Mr. Rawlings had been escorted in for the first interview. The schoolteacher sat with Helen now on the couch, shaking worse than Casey, unnerved that he should be an accomplice in such a crime. And that after only getting the most euphemistic details. Helen, on the other hand, was chattering away about how lovely it was to have guests again.

Casey finished off her second piece of pizza, trying to drown out both alcohol and coffee. She’d washed her hands eight times, gargled away half a bottle of mouthwash, and changed her clothes, and she still felt like conducting all business from the kitchen sink.

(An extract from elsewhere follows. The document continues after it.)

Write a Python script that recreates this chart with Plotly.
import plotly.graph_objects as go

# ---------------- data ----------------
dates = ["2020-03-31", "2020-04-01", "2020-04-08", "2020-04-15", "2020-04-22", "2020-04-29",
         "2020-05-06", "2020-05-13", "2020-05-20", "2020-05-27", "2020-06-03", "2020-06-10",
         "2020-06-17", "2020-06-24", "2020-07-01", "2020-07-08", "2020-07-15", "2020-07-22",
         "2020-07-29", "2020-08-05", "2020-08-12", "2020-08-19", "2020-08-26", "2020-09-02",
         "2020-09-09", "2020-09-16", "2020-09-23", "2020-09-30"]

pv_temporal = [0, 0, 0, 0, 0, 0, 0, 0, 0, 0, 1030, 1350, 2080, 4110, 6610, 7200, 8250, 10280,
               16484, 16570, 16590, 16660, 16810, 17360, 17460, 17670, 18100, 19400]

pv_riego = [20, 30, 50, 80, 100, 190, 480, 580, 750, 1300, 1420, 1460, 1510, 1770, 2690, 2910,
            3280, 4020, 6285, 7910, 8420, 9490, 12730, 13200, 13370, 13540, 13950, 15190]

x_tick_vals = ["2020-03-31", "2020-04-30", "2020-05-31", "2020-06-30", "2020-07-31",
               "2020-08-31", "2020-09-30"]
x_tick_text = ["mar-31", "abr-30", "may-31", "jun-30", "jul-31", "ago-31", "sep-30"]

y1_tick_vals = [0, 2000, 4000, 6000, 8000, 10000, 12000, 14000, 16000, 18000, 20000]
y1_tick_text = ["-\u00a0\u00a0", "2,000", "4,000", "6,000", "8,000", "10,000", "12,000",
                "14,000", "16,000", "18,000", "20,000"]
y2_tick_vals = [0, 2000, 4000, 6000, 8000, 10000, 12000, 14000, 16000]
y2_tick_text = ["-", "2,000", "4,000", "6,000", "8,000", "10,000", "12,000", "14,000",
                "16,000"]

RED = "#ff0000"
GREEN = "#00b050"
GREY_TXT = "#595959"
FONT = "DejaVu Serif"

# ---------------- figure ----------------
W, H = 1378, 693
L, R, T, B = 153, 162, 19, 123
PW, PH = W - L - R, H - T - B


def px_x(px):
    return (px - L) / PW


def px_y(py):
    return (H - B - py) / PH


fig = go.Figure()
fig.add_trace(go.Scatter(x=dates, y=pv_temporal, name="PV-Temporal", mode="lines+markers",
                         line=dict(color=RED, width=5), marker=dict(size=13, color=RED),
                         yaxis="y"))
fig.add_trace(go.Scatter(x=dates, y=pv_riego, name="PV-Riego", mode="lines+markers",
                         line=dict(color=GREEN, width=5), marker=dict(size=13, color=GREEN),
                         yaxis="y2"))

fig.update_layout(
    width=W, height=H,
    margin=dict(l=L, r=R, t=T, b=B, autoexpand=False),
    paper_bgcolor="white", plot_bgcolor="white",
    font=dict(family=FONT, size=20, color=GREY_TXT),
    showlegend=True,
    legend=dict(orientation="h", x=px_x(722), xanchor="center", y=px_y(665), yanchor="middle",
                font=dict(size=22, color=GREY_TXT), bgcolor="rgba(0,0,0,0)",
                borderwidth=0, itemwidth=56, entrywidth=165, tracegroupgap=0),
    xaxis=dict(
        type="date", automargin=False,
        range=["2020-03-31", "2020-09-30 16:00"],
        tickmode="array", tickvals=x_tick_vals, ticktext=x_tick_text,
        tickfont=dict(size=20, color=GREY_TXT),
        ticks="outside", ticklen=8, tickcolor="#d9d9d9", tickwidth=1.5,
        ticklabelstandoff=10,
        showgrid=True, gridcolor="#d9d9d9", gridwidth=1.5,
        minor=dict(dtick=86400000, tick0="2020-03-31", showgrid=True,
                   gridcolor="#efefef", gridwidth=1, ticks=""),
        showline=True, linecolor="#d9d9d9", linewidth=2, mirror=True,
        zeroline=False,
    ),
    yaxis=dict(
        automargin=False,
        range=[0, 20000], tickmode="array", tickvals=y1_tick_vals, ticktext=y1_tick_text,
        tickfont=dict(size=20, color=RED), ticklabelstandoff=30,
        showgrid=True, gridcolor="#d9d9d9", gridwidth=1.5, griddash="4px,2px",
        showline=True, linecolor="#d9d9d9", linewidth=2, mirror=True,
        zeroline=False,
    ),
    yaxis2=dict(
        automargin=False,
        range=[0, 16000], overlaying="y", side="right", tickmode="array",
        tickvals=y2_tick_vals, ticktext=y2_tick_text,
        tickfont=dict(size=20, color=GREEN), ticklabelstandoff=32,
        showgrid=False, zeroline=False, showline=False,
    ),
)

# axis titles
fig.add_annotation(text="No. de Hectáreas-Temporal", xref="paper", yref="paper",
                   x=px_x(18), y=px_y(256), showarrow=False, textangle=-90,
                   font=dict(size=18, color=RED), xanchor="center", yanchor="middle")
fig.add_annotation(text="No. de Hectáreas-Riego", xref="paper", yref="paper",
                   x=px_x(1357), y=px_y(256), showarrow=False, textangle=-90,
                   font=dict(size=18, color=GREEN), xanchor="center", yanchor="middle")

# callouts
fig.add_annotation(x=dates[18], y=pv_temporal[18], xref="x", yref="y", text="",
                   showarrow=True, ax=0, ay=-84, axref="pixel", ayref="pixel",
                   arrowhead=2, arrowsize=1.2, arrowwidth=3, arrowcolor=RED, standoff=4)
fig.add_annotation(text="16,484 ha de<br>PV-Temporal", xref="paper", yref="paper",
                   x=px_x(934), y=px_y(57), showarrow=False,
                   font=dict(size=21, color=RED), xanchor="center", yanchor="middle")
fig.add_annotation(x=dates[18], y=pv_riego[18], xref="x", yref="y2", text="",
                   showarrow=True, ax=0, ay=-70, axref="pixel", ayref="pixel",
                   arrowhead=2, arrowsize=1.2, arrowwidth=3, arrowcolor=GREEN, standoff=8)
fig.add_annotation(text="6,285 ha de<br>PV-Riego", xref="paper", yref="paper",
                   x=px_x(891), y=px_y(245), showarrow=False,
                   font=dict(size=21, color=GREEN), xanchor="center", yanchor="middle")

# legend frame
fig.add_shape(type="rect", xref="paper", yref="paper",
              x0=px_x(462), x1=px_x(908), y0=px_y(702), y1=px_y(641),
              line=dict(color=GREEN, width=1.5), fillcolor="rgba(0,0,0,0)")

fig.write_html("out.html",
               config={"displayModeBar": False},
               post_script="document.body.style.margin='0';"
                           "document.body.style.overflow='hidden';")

Jack kept watching her, surreptitiously, as if any show of concern would send her screaming into the night. She thought it was sweet. Even so, she would have vastly preferred the kind of evening she’d been spending before the doorbell had rung.

“So,” Bert said, munching on a pepperoni slice. “We got a package with no prints, wrapped in a Schnucks bag from one of forty stores, holding three fresh lab specimens from a Caucasian, probably female, cushioned in standard wrapping tissue in a Reebok box you can get only a hundred fifty places delivered by a Fed Ex deliveryman to an old guy who can’t see very well, and no word yet from the delivery company where the package was mailed from. Why do I think some ten-year-old’s gonna tell us how a guy gave him ten bucks to mail the package?”